- Raw data
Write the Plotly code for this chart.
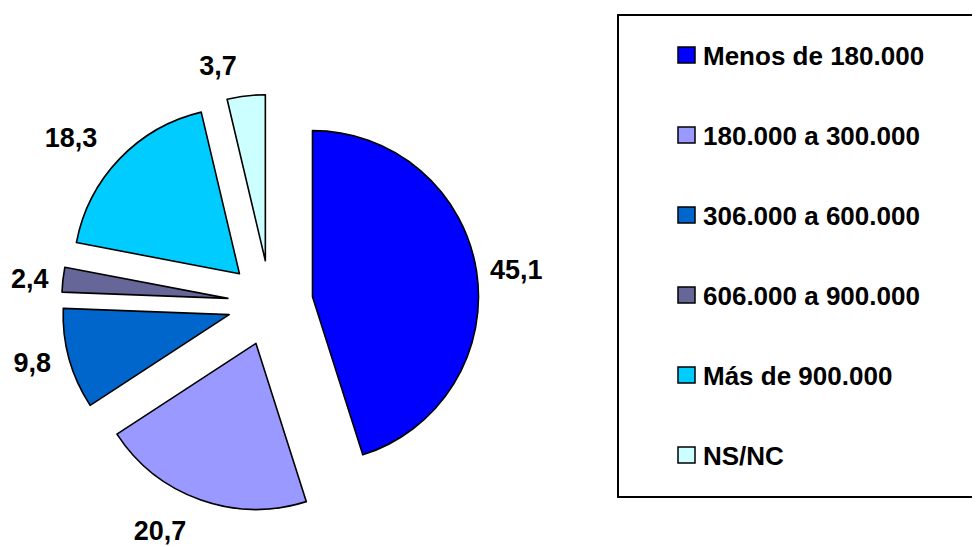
import plotly.graph_objects as go

# ---- data ----
categories = ["Menos de 180.000", "180.000 a 300.000", "306.000 a 600.000",
              "606.000 a 900.000", "Más de 900.000", "NS/NC"]
values = [45.1, 20.7, 9.8, 2.4, 18.3, 3.7]
colors = ["#0000FF", "#9999FF", "#0066CC", "#666699", "#00CCFF", "#CCFFFF"]
value_labels = [f"{v:.1f}".replace(".", ",") for v in values]

# ---- layout geometry (pixels of the page) ----
W, H = 980, 547
PAGE = 8                    # default body margin of the html page
CX, CY = 270.3 - PAGE, 303.2 - PAGE   # pie centre inside the figure
R = 166                     # pie radius
PULL_PX = 42.7              # explode distance
R_TEXT = 170                # base radius of the label ring
# radial distance of each value label from the pie centre (label placement style)
label_dist = [214.7, 227.6, 219.7, 215.7, 229.1, 224.0]
label_pull = [d / R_TEXT - 1 for d in label_dist]

FONT = "Liberation Sans, Arial, sans-serif"


def domain(half):
    return dict(x=[(CX - half) / W, (CX + half) / W],
                y=[1 - (CY + half) / H, 1 - (CY - half) / H])


fig = go.Figure()

# main pie
fig.add_trace(go.Pie(
    labels=categories, values=values, sort=False, direction="clockwise",
    rotation=0, pull=[PULL_PX / R] * len(values),
    marker=dict(colors=colors, line=dict(color="black", width=1.6)),
    textinfo="none", hoverinfo="label+value", showlegend=False,
    automargin=False,
    domain=domain(R + PULL_PX),
))

# value labels (same slices, transparent ring used only to place the texts)
fig.add_trace(go.Pie(
    labels=categories, values=values, sort=False, direction="clockwise",
    rotation=0, pull=label_pull,
    marker=dict(colors=["rgba(0,0,0,0)"] * len(values), line=dict(width=0)),
    text=value_labels, textinfo="text", textposition="outside",
    textfont=dict(family=FONT, size=27, color="black", weight="bold"),
    hoverinfo="skip", showlegend=False, automargin=False,
    domain=domain(R_TEXT * (1 + max(label_pull))),
))

# ---- legend (boxed, items spaced like the original) ----
def px_x(x):
    return (x - PAGE) / W


def px_y(y):
    return 1 - (y - PAGE) / H


shapes = [dict(type="rect", xref="paper", yref="paper",
               x0=px_x(618), x1=px_x(1000), y0=px_y(497), y1=px_y(15),
               line=dict(color="black", width=2), fillcolor="rgba(0,0,0,0)")]
annotations = []
item_y0, item_step = 55, 80
for i, (cat, col) in enumerate(zip(categories, colors)):
    yc = item_y0 + i * item_step
    shapes.append(dict(type="rect", xref="paper", yref="paper",
                       x0=px_x(678), x1=px_x(695),
                       y0=px_y(yc + 8), y1=px_y(yc - 8),
                       fillcolor=col, line=dict(color="black", width=1.5)))
    annotations.append(dict(xref="paper", yref="paper", x=px_x(701),
                            y=px_y(yc + 1), xanchor="left", yanchor="middle",
                            text=cat, showarrow=False,
                            font=dict(family=FONT, size=26, color="black",
                                      weight="bold")))

fig.update_layout(
    width=W, height=H, autosize=False,
    margin=dict(l=0, r=0, t=0, b=0, pad=0, autoexpand=False),
    paper_bgcolor="white", plot_bgcolor="white",
    shapes=shapes, annotations=annotations,
    font=dict(family=FONT),
)

fig.write_html("out.html")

- Goal
Your task is to reproduce exactly the lines from the start of the data above through the line containing "import plotly.graph_objects as go", leaving every picture out.

- Full output
Write the Plotly code for this chart.
import plotly.graph_objects as go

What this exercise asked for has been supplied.